Fumo
Soy fumadora. Jamás creí que algún día tendría que encabezar una columna con estas palabras, pero me siento en la obligación moral de hacerlo. Pago mis impuestos religiosamente, ningún juez me ha imputado delito alguno, llevo 30 años conduciendo sin haber provocado, ni siquiera padecido, un accidente de tráfico, y además, por fortuna -cruzo los dedos-, he causado a la Seguridad Social un gasto ínfimo en relación con lo que he aportado desde que empecé a trabajar a los 23 años. Sin embargo, fumo, y por eso soy un problema para España.

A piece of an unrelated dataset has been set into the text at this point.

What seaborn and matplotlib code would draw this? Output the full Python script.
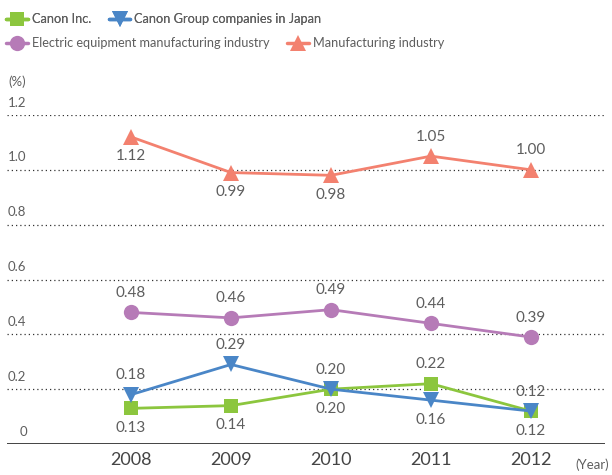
import numpy as np
import pandas as pd
import seaborn as sns
import matplotlib.pyplot as plt
from matplotlib.lines import Line2D
import matplotlib.transforms as mtransforms

years = [2008, 2009, 2010, 2011, 2012]
canon_inc = [0.13, 0.14, 0.20, 0.22, 0.12]
canon_group_japan = [0.18, 0.29, 0.20, 0.16, 0.12]
electric_equipment = [0.48, 0.46, 0.49, 0.44, 0.39]
manufacturing = [1.12, 0.99, 0.98, 1.05, 1.00]

series_names = ["Canon Inc.", "Canon Group companies in Japan",
                "Electric equipment manufacturing industry", "Manufacturing industry"]
series_values = [canon_inc, canon_group_japan, electric_equipment, manufacturing]
colors = ["#8cc63e", "#4a86c7", "#b67bb7", "#f3816f"]
markers = ["s", "v", "o", "^"]
msizes = [10, 11, 11, 11]
# +1 = label above the point, -1 = below
label_side = [
    [-1, -1, -1, 1, -1],
    [1, 1, 1, -1, 1],
    [1, 1, 1, 1, 1],
    [-1, -1, -1, 1, 1],
]
ytick_vals = [0, 0.2, 0.4, 0.6, 0.8, 1.0, 1.2]
ytick_labels = ["0", "0.2", "0.4", "0.6", "0.8", "1.0", "1.2"]

sns.set_style("white")
plt.rcParams["font.family"] = ["Lato", "DejaVu Sans"]
text_color = "#5e5e5e"

fig = plt.figure(figsize=(6.12, 4.75), dpi=100)
ax = fig.add_axes([7 / 612, 1 - 444 / 475, 598 / 612, (444 - 115) / 475])

# dotted gridlines
for v in ytick_vals[1:]:
    ax.axhline(v, color="#333333", lw=0.9, ls=(0, (1, 2.4)), zorder=0)
ax.axhline(0, color="#222222", lw=1.2, zorder=1)

handles = []
for name, vals, c, m, ms, sides in zip(series_names, series_values, colors, markers, msizes, label_side):
    sns.lineplot(x=years, y=vals, ax=ax, color=c, lw=2.0, marker=m, markersize=ms,
                 markeredgewidth=0, clip_on=False, zorder=3)
    for x, y, s in zip(years, vals, sides):
        ax.annotate("{:.2f}".format(y), (x, y), xytext=(0, 14 * s), textcoords="offset points",
                    ha="center", va="center", fontsize=11, color=text_color)
    handles.append(Line2D([0], [0], color=c, lw=2.5, marker=m, markersize=ms, markeredgewidth=0))

ax.set_xlim(2006.76, 2012.74)
ax.set_ylim(0, 1.2)
ax.set_xticks(years)
ax.set_xticklabels([str(y) for y in years], fontsize=13, color="#444444")
ax.tick_params(axis="x", length=0, pad=6)
ax.set_yticks([])
sns.despine(ax=ax, left=True, right=True, top=True, bottom=True)

trans = mtransforms.blended_transform_factory(fig.transFigure, ax.transData)
for v, lab in zip(ytick_vals, ytick_labels):
    xpos = 20 / 612 if v == 0 else 8 / 612
    ax.text(xpos, v + 0.045, lab, transform=trans, ha="left", va="center",
            fontsize=9.5, color=text_color)

fig.text(8 / 612, 1 - 82 / 475, "(%)", ha="left", va="center", fontsize=9.5, color=text_color)
fig.text(609 / 612, 1 - 465 / 475, "(Year)", ha="right", va="center", fontsize=9.5, color=text_color)

leg_kw = dict(ncol=2, frameon=False, loc="center left", fontsize=9.2, handlelength=1.7,
              handletextpad=0.3, columnspacing=1.4, borderaxespad=0, borderpad=0,
              labelcolor=text_color)
leg1 = fig.legend(handles[:2], series_names[:2], bbox_to_anchor=(6 / 612, 1 - 19 / 475), **leg_kw)
fig.add_artist(leg1)
fig.legend(handles[2:], series_names[2:], bbox_to_anchor=(6 / 612, 1 - 43 / 475), **leg_kw)

fig.savefig("out.png", dpi=100)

Un país, por otra parte, tan complaciente con la corrupción que los resultados electorales ni siquiera la reflejan, donde los teatros se llenan cuando actúan delincuentes presuntos o convictos, en el que hay jueces que consideran atenuantes de violación las minifaldas que llevan las víctimas, jurados populares que absuelven a asesinos de homosexuales y tribunales que consideran prescritos los principios de la justicia universal, mientras los programas de televisión que trafican con la inmoralidad arrasan en los estudios de audiencia en proporción a las delaciones y calumnias que son capaces de producir. Es aquí donde, de la noche a la mañana, los fumadores nos hemos convertido en un factor de alarma social, capaz de absorber la ira y la frustración de quienes han hallado en nosotros el único límite de su tolerancia.
Soy fumadora, pero, hasta el 2 de enero, la ley antitabaco no me preocupaba. Ahora, nada me preocupa tanto como la caza de brujas que ha desatado el Ministerio de Sanidad. Sigo sin entender el sentido de normas tan absurdas como la que ha acabado con la armoniosa coexistencia de intereses que imperaba en los aeropuertos, pero no la incumpliré. Tampoco denunciaré a nadie y, desde luego, no dejaré de fumar. No mientras el Estado español siga vendiendo tabaco en los estancos.